*What is being asked:* Transcribe the material exactly. Images do not belong in the copy.

··· Data shown ···

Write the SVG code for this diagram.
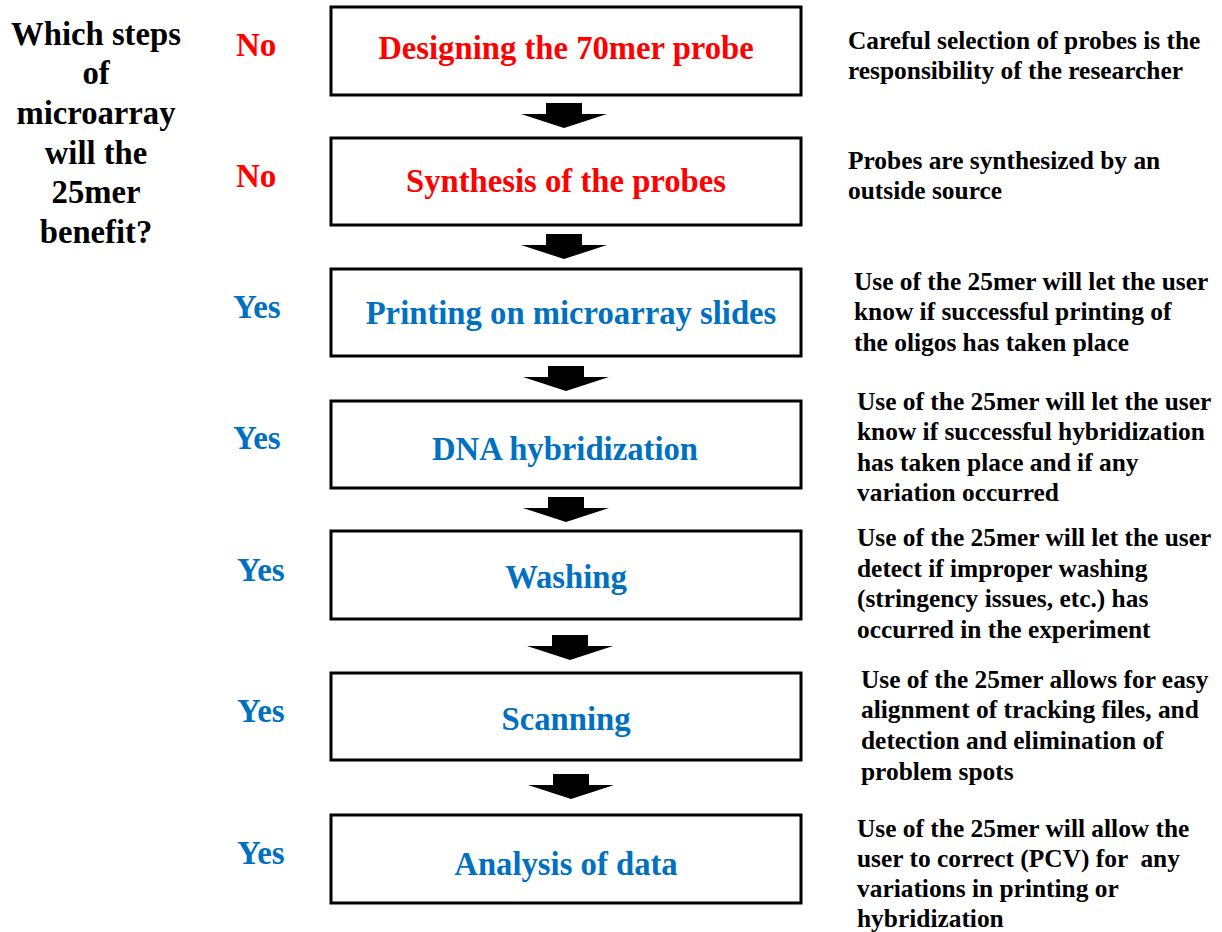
<svg xmlns="http://www.w3.org/2000/svg" width="1222" height="932" viewBox="0 0 1222 932" font-family="'Liberation Serif', 'Times New Roman', Times, serif" font-weight="bold">
<style>
.box{fill:#fff;stroke:#000;stroke-width:3}
.bt{font-size:32.7px;text-anchor:middle}
.red{fill:#ff0000}
.blue{fill:#0070c0}
.ans{font-size:33px}
.desc{font-size:25.4px;fill:#000}
.title{font-size:32.7px;text-anchor:middle;fill:#000}
</style>
<defs>
<path id="arr" d="M-18,0 H18 V11 H43 L0,25 L-43,11 H-18 Z" fill="#000"/>
</defs>
<rect width="1222" height="932" fill="#fff"/>
<g id="title">
<text class="title" x="96" y="45">Which steps</text>
<text class="title" x="96" y="84">of</text>
<text class="title" x="96" y="124">microarray</text>
<text class="title" x="96" y="164">will the</text>
<text class="title" x="96" y="203">25mer</text>
<text class="title" x="96" y="243">benefit?</text>
</g>
<g id="connectors">
<use href="#arr" x="564" y="103"/>
<use href="#arr" x="564" y="234"/>
<use href="#arr" x="566" y="366"/>
<use href="#arr" x="566" y="497"/>
<use href="#arr" x="570" y="635"/>
<use href="#arr" x="571" y="774"/>
</g>
<g id="step1">
<rect class="box" x="331" y="7" width="470" height="88"/>
<text class="bt red" x="566" y="59">Designing the 70mer probe</text>
<text class="ans red" x="236" y="56">No</text>
<text class="desc" x="848" y="49">Careful selection of probes is the</text>
<text class="desc" x="848" y="79">responsibility of the researcher</text>
</g>
<g id="step2">
<rect class="box" x="331" y="138" width="470" height="87"/>
<text class="bt red" x="566" y="192">Synthesis of the probes</text>
<text class="ans red" x="236" y="187">No</text>
<text class="desc" x="848" y="169">Probes are synthesized by an</text>
<text class="desc" x="848" y="199">outside source</text>
</g>
<g id="step3">
<rect class="box" x="331" y="269" width="470" height="87"/>
<text class="bt blue" x="571" y="324">Printing on microarray slides</text>
<text class="ans blue" x="233" y="318">Yes</text>
<text class="desc" x="854" y="290">Use of the 25mer will let the user</text>
<text class="desc" x="854" y="320">know if successful printing of</text>
<text class="desc" x="854" y="351">the oligos has taken place</text>
</g>
<g id="step4">
<rect class="box" x="331" y="401" width="470" height="87"/>
<text class="bt blue" x="565" y="460">DNA hybridization</text>
<text class="ans blue" x="233" y="449">Yes</text>
<text class="desc" x="857" y="410">Use of the 25mer will let the user</text>
<text class="desc" x="857" y="440">know if successful hybridization</text>
<text class="desc" x="857" y="471">has taken place and if any</text>
<text class="desc" x="857" y="501">variation occurred</text>
</g>
<g id="step5">
<rect class="box" x="331" y="531" width="470" height="88"/>
<text class="bt blue" x="566" y="588">Washing</text>
<text class="ans blue" x="237" y="581">Yes</text>
<text class="desc" x="857" y="546">Use of the 25mer will let the user</text>
<text class="desc" x="857" y="577">detect if improper washing</text>
<text class="desc" x="857" y="607">(stringency issues, etc.) has</text>
<text class="desc" x="857" y="638">occurred in the experiment</text>
</g>
<g id="step6">
<rect class="box" x="331" y="673" width="470" height="87"/>
<text class="bt blue" x="566" y="730">Scanning</text>
<text class="ans blue" x="237" y="722">Yes</text>
<text class="desc" x="861" y="688">Use of the 25mer allows for easy</text>
<text class="desc" x="861" y="718">alignment of tracking files, and</text>
<text class="desc" x="861" y="749">detection and elimination of</text>
<text class="desc" x="861" y="780">problem spots</text>
</g>
<g id="step7">
<rect class="box" x="331" y="815" width="470" height="88"/>
<text class="bt blue" x="566" y="875">Analysis of data</text>
<text class="ans blue" x="237" y="864">Yes</text>
<text class="desc" x="857" y="837">Use of the 25mer will allow the</text>
<text class="desc" x="857" y="867" xml:space="preserve">user to correct (PCV) for  any</text>
<text class="desc" x="857" y="897">variations in printing or</text>
<text class="desc" x="857" y="927">hybridization</text>
</g>
</svg>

···

*Exercise solution:*
Write the SVG code for this diagram.
<svg xmlns="http://www.w3.org/2000/svg" width="1222" height="932" viewBox="0 0 1222 932" font-family="'Liberation Serif', 'Times New Roman', Times, serif" font-weight="bold">
<style>
.box{fill:#fff;stroke:#000;stroke-width:3}
.bt{font-size:32.7px;text-anchor:middle}
.red{fill:#ff0000}
.blue{fill:#0070c0}
.ans{font-size:33px}
.desc{font-size:25.4px;fill:#000}
.title{font-size:32.7px;text-anchor:middle;fill:#000}
</style>
<defs>
<path id="arr" d="M-18,0 H18 V11 H43 L0,25 L-43,11 H-18 Z" fill="#000"/>
</defs>
<rect width="1222" height="932" fill="#fff"/>
<g id="title">
<text class="title" x="96" y="45">Which steps</text>
<text class="title" x="96" y="84">of</text>
<text class="title" x="96" y="124">microarray</text>
<text class="title" x="96" y="164">will the</text>
<text class="title" x="96" y="203">25mer</text>
<text class="title" x="96" y="243">benefit?</text>
</g>
<g id="connectors">
<use href="#arr" x="564" y="103"/>
<use href="#arr" x="564" y="234"/>
<use href="#arr" x="566" y="366"/>
<use href="#arr" x="566" y="497"/>
<use href="#arr" x="570" y="635"/>
<use href="#arr" x="571" y="774"/>
</g>
<g id="step1">
<rect class="box" x="331" y="7" width="470" height="88"/>
<text class="bt red" x="566" y="59">Designing the 70mer probe</text>
<text class="ans red" x="236" y="56">No</text>
<text class="desc" x="848" y="49">Careful selection of probes is the</text>
<text class="desc" x="848" y="79">responsibility of the researcher</text>
</g>
<g id="step2">
<rect class="box" x="331" y="138" width="470" height="87"/>
<text class="bt red" x="566" y="192">Synthesis of the probes</text>
<text class="ans red" x="236" y="187">No</text>
<text class="desc" x="848" y="169">Probes are synthesized by an</text>
<text class="desc" x="848" y="199">outside source</text>
</g>
<g id="step3">
<rect class="box" x="331" y="269" width="470" height="87"/>
<text class="bt blue" x="571" y="324">Printing on microarray slides</text>
<text class="ans blue" x="233" y="318">Yes</text>
<text class="desc" x="854" y="290">Use of the 25mer will let the user</text>
<text class="desc" x="854" y="320">know if successful printing of</text>
<text class="desc" x="854" y="351">the oligos has taken place</text>
</g>
<g id="step4">
<rect class="box" x="331" y="401" width="470" height="87"/>
<text class="bt blue" x="565" y="460">DNA hybridization</text>
<text class="ans blue" x="233" y="449">Yes</text>
<text class="desc" x="857" y="410">Use of the 25mer will let the user</text>
<text class="desc" x="857" y="440">know if successful hybridization</text>
<text class="desc" x="857" y="471">has taken place and if any</text>
<text class="desc" x="857" y="501">variation occurred</text>
</g>
<g id="step5">
<rect class="box" x="331" y="531" width="470" height="88"/>
<text class="bt blue" x="566" y="588">Washing</text>
<text class="ans blue" x="237" y="581">Yes</text>
<text class="desc" x="857" y="546">Use of the 25mer will let the user</text>
<text class="desc" x="857" y="577">detect if improper washing</text>
<text class="desc" x="857" y="607">(stringency issues, etc.) has</text>
<text class="desc" x="857" y="638">occurred in the experiment</text>
</g>
<g id="step6">
<rect class="box" x="331" y="673" width="470" height="87"/>
<text class="bt blue" x="566" y="730">Scanning</text>
<text class="ans blue" x="237" y="722">Yes</text>
<text class="desc" x="861" y="688">Use of the 25mer allows for easy</text>
<text class="desc" x="861" y="718">alignment of tracking files, and</text>
<text class="desc" x="861" y="749">detection and elimination of</text>
<text class="desc" x="861" y="780">problem spots</text>
</g>
<g id="step7">
<rect class="box" x="331" y="815" width="470" height="88"/>
<text class="bt blue" x="566" y="875">Analysis of data</text>
<text class="ans blue" x="237" y="864">Yes</text>
<text class="desc" x="857" y="837">Use of the 25mer will allow the</text>
<text class="desc" x="857" y="867" xml:space="preserve">user to correct (PCV) for  any</text>
<text class="desc" x="857" y="897">variations in printing or</text>
<text class="desc" x="857" y="927">hybridization</text>
</g>
</svg>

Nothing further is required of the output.